▶ _What the task asks_
Without the pictures, output the lines of the material from the very first through the one that holds "ax.plot([xmin, xmin +".

▶ _Data section_
● ● ● ●
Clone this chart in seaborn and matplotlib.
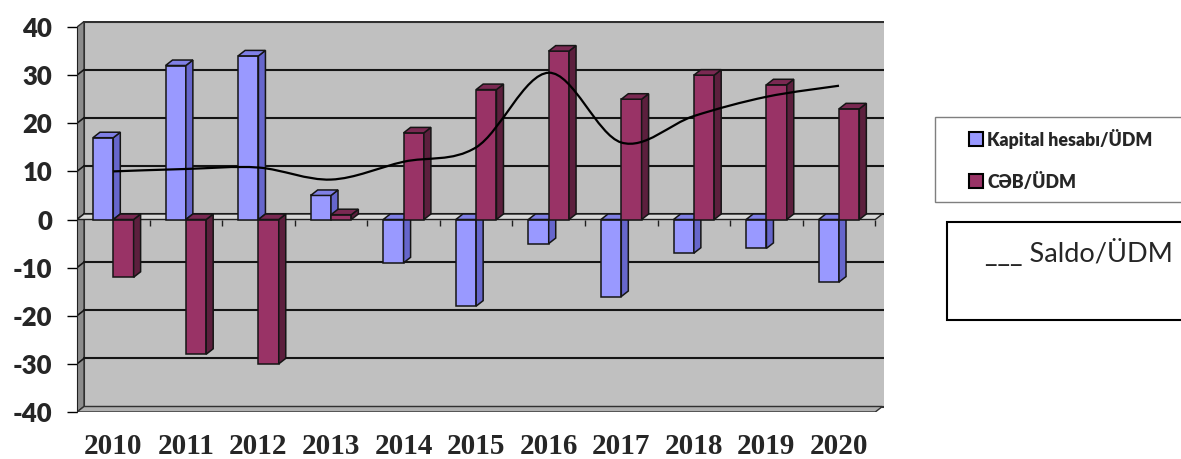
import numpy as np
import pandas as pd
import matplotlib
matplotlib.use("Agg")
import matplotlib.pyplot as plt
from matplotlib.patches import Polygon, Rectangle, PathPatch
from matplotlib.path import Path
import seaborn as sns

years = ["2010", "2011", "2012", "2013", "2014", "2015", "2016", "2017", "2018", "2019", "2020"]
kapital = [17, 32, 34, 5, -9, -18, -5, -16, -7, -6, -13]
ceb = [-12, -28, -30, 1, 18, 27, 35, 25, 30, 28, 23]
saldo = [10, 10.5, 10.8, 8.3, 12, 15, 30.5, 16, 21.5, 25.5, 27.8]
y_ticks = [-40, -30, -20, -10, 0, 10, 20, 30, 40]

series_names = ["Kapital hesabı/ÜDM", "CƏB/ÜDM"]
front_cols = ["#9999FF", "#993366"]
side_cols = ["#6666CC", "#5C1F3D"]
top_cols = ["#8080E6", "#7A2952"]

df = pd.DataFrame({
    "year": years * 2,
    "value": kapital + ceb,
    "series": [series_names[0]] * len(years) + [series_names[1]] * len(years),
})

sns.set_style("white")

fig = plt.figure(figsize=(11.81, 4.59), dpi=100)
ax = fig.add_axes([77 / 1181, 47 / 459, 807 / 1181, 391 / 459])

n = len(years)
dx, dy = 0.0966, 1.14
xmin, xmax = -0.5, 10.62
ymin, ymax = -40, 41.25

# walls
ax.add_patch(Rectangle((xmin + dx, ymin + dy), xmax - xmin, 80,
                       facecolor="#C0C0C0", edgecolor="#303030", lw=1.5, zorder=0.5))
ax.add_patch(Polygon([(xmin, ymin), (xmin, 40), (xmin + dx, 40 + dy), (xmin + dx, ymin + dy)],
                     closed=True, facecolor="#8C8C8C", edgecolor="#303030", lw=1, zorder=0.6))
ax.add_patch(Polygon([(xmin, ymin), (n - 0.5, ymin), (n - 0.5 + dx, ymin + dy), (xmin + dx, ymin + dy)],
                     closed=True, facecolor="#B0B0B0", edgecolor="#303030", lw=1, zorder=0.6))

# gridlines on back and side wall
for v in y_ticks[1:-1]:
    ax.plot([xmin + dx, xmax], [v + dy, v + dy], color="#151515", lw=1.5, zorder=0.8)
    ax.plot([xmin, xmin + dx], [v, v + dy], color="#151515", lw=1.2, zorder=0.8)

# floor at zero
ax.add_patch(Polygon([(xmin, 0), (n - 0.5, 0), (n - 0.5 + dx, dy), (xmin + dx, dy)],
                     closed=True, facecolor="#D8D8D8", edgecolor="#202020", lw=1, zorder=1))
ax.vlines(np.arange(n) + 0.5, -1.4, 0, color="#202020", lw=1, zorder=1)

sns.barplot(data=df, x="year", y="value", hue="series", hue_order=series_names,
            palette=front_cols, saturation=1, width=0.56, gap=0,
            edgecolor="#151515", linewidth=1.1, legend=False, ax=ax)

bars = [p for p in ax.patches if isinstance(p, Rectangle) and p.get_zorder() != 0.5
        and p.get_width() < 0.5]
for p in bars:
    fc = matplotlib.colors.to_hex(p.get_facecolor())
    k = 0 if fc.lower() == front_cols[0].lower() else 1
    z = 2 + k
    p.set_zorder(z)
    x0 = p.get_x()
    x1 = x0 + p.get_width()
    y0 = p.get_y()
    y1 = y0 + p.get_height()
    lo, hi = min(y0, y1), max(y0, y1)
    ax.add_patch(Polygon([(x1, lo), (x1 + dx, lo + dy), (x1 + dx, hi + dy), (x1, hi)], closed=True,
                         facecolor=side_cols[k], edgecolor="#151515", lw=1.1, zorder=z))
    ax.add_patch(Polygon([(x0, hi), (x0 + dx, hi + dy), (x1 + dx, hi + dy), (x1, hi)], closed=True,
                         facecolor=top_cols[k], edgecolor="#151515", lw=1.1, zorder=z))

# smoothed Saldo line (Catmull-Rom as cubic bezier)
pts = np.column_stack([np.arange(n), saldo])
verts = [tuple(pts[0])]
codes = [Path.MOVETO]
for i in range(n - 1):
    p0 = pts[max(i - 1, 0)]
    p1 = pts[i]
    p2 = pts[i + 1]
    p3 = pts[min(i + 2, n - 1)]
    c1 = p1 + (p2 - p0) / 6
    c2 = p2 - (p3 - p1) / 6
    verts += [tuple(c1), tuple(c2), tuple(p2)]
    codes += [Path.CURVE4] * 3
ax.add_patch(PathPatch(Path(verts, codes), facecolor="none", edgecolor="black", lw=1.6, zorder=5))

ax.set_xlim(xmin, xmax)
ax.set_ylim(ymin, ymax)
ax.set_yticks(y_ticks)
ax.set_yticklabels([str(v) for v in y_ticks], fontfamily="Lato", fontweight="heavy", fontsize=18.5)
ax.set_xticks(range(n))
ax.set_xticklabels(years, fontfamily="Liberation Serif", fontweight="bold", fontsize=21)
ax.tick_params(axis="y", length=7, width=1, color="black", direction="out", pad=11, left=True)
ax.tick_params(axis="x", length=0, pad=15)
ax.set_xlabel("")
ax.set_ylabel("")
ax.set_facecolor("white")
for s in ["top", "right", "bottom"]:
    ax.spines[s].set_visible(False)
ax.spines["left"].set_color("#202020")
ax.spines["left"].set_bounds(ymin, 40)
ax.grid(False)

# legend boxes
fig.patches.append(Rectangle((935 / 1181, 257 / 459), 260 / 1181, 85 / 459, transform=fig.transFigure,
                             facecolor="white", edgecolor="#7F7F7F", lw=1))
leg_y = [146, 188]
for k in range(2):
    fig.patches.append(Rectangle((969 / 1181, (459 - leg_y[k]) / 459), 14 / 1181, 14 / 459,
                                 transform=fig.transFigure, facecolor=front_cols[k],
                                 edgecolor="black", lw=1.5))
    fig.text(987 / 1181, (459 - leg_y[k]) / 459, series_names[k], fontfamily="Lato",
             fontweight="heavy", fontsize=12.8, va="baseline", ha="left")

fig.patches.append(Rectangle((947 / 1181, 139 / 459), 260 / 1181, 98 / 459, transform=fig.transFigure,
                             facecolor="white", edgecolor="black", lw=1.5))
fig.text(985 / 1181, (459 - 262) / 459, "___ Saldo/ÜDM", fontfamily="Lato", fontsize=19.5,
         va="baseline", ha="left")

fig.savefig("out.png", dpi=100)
● ● ● ●
▶ _Written answer_
Clone this chart in seaborn and matplotlib.
import numpy as np
import pandas as pd
import matplotlib
matplotlib.use("Agg")
import matplotlib.pyplot as plt
from matplotlib.patches import Polygon, Rectangle, PathPatch
from matplotlib.path import Path
import seaborn as sns

years = ["2010", "2011", "2012", "2013", "2014", "2015", "2016", "2017", "2018", "2019", "2020"]
kapital = [17, 32, 34, 5, -9, -18, -5, -16, -7, -6, -13]
ceb = [-12, -28, -30, 1, 18, 27, 35, 25, 30, 28, 23]
saldo = [10, 10.5, 10.8, 8.3, 12, 15, 30.5, 16, 21.5, 25.5, 27.8]
y_ticks = [-40, -30, -20, -10, 0, 10, 20, 30, 40]

series_names = ["Kapital hesabı/ÜDM", "CƏB/ÜDM"]
front_cols = ["#9999FF", "#993366"]
side_cols = ["#6666CC", "#5C1F3D"]
top_cols = ["#8080E6", "#7A2952"]

df = pd.DataFrame({
    "year": years * 2,
    "value": kapital + ceb,
    "series": [series_names[0]] * len(years) + [series_names[1]] * len(years),
})

sns.set_style("white")

fig = plt.figure(figsize=(11.81, 4.59), dpi=100)
ax = fig.add_axes([77 / 1181, 47 / 459, 807 / 1181, 391 / 459])

n = len(years)
dx, dy = 0.0966, 1.14
xmin, xmax = -0.5, 10.62
ymin, ymax = -40, 41.25

# walls
ax.add_patch(Rectangle((xmin + dx, ymin + dy), xmax - xmin, 80,
                       facecolor="#C0C0C0", edgecolor="#303030", lw=1.5, zorder=0.5))
ax.add_patch(Polygon([(xmin, ymin), (xmin, 40), (xmin + dx, 40 + dy), (xmin + dx, ymin + dy)],
                     closed=True, facecolor="#8C8C8C", edgecolor="#303030", lw=1, zorder=0.6))
ax.add_patch(Polygon([(xmin, ymin), (n - 0.5, ymin), (n - 0.5 + dx, ymin + dy), (xmin + dx, ymin + dy)],
                     closed=True, facecolor="#B0B0B0", edgecolor="#303030", lw=1, zorder=0.6))

# gridlines on back and side wall
for v in y_ticks[1:-1]:
    ax.plot([xmin + dx, xmax], [v + dy, v + dy], color="#151515", lw=1.5, zorder=0.8)
    ax.plot([xmin, xmin + dx], [v, v + dy], color="#151515", lw=1.2, zorder=0.8)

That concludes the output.